The Global Organic Textile Standard (GOTS) organization said Wednesday it wanted to “set the record straight” on a recent misleading claim by a company stating it holds a certification that’s “More important than organic.”
GOTS did not want to name the company, but Sourcing Journal obtained a copy of the advertisement from six-year-old direct-to-consumer home textiles label Parachute, whose ad also claims “Textiles with the organic label can still be treated with toxic chemicals at a later stage of production.”
“While this is possible for uncertified products made from organic fibers, this is a misleading statement for textiles certified and labelled to the Global Organic Textile Standard,” GOTS said. “GOTS protects workers and environment at every stage of production and the GOTS approved ‘Positive List’ was developed to assure GOTS certified wet-processors only use chemical inputs with the lowest possible toxicity effects available.”

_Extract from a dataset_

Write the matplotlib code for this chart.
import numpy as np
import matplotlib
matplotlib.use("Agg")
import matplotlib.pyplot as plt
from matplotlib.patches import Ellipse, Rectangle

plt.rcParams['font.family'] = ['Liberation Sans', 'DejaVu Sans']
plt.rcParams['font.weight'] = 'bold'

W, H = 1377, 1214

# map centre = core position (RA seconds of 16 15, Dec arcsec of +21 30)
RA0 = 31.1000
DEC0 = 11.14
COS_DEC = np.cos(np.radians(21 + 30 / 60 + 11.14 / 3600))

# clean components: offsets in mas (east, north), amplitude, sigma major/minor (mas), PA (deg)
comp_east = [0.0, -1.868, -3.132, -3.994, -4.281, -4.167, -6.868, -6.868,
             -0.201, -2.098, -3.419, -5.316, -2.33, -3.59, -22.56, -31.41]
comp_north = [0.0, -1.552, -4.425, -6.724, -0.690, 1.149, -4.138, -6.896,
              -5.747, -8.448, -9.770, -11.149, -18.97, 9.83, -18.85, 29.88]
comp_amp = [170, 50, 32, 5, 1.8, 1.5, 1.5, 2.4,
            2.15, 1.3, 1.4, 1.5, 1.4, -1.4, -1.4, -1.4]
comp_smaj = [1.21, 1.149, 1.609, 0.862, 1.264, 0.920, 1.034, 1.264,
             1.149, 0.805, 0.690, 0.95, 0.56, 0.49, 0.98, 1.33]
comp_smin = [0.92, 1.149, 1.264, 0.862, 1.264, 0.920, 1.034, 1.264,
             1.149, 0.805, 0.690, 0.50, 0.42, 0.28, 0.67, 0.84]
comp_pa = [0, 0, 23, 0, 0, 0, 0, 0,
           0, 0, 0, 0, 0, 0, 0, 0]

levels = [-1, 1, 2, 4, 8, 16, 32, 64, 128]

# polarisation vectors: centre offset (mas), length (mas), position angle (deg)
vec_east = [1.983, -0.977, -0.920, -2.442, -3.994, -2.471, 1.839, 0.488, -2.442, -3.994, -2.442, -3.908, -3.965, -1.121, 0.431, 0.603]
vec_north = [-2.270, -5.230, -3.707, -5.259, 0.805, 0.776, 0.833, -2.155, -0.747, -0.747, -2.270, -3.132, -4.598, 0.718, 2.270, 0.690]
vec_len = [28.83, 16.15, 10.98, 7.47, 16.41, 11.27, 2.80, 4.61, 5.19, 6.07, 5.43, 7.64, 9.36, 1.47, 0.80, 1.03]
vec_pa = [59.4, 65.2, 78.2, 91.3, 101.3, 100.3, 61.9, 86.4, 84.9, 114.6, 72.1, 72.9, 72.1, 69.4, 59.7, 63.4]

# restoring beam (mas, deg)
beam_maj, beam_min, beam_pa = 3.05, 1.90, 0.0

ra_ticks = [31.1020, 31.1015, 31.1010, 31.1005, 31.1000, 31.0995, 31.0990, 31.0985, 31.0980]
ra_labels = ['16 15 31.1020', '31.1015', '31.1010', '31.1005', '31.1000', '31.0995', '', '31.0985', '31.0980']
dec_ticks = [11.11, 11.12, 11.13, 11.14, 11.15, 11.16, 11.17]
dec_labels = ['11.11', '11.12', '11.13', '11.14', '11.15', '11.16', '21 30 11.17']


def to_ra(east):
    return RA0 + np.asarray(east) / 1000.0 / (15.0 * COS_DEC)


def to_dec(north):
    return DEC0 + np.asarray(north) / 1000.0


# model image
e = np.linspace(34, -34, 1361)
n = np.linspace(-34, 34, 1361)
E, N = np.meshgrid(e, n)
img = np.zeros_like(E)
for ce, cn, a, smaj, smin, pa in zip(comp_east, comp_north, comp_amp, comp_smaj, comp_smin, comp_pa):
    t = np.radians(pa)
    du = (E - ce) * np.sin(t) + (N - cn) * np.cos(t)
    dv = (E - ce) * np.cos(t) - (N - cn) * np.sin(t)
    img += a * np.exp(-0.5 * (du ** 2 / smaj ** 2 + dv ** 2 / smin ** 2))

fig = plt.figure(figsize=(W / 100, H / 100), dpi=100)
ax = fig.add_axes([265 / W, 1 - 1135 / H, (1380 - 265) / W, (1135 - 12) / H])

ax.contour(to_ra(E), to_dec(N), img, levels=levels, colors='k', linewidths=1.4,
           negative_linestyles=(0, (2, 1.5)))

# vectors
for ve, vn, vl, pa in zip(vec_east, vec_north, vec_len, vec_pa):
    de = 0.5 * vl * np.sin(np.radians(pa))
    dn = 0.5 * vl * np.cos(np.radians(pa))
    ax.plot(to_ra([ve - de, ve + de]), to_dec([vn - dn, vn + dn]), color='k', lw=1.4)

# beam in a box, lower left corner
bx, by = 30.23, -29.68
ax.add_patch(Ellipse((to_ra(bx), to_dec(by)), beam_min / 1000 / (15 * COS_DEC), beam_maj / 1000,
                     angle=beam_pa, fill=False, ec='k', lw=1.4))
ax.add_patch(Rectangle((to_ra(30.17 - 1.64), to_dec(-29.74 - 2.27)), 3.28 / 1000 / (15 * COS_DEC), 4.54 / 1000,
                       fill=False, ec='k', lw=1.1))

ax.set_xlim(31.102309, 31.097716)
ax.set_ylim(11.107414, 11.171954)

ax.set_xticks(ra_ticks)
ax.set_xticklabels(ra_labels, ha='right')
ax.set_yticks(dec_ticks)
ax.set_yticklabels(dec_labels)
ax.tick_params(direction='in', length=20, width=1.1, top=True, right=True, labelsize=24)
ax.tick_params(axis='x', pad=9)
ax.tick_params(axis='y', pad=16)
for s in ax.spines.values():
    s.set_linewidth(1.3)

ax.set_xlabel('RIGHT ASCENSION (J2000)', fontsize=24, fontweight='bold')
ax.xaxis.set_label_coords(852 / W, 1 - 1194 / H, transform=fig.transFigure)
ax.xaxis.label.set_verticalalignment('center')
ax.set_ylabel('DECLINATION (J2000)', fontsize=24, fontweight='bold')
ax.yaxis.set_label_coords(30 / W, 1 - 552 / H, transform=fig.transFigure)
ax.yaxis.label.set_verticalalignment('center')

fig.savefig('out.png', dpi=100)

GOTS noted that all of its certified products begin on an organic farm. For any agricultural product to be sold as “organic” in the United States, no matter where in the world the crop is grown, the raw fiber must have been certified to the U.S. Department of Agriculture’s (USDA) National Organic Program’s (NOP) Crop Standard. This includes fibers such as cotton, flax and hemp.
Sheep’s wool and other animal fibers must have been raised to the USDA’s NOP livestock standard. Organic production systems maintain soil fertility and expand biological diversity through crop rotation, said GOTS. They also prohibit the use of synthetic toxic and persistent pesticides and fertilizers, as well as genetically engineered seed. Third-party certifiers verify that organic producers meet strict federal regulations addressing methods and materials allowed in organic production.
The organization noted that some textile standards are not related to organic or natural products and include petroleum-based synthetic fibers. Those products never decompose and are the cause of pollutive plastic fiber particles sloughing off into the waste stream and sullying global waterways.
“A textile product carrying the GOTS label grade ‘organic’ must contain a minimum of 95 percent certified organic fibers, a product with the label grade ‘made with organic’ must contain a minimum of 70 percent certified organic fibers,” the statement said. “GOTS is backed up by independent certification of the entire textile supply chain, from harvesting of the raw materials, through environmentally and socially responsible manufacturing up to labelling in order to provide a credible assurance to the end consumer.”
GOTS is the stringent voluntary global standard for the entirety of post-harvest fiber processing, including spinning, knitting, weaving, dyeing and manufacturing of apparel and home textiles made with certified organic fiber such as organic cotton and organic wool, and includes both environmental and social criteria.
Parachute, for its part, stressed the “safety” aspect of its close-to-skin products.
“We use bedding every night and it comes into direct contact with our bodies, so it’s extremely important to look for options that are safe for our skin,” Ariel Kaye, founder and CEO of Parachute, said in a response to an inquiry.
“While respected organizations such as Oeko-Tex and the Global Organic Textile Standard offer certifications for quality materials that consumers can trust, many companies who do not use these certified materials manipulate the term ‘organic’ when describing their products,” Kaye continued. “Fibers grown organically but processed with toxic chemicals may still carry the organic label. ‘Wrinkle free’ or ‘permanent press’ labels should be avoided because manufacturers treat these fabrics with formaldehyde resin, a toxic chemical.
“This is why all of Parachute’s bedding and bath essentials are Oeko-Tex certified, meaning they are safely made without any harmful chemicals or synthetics,” Kaye added.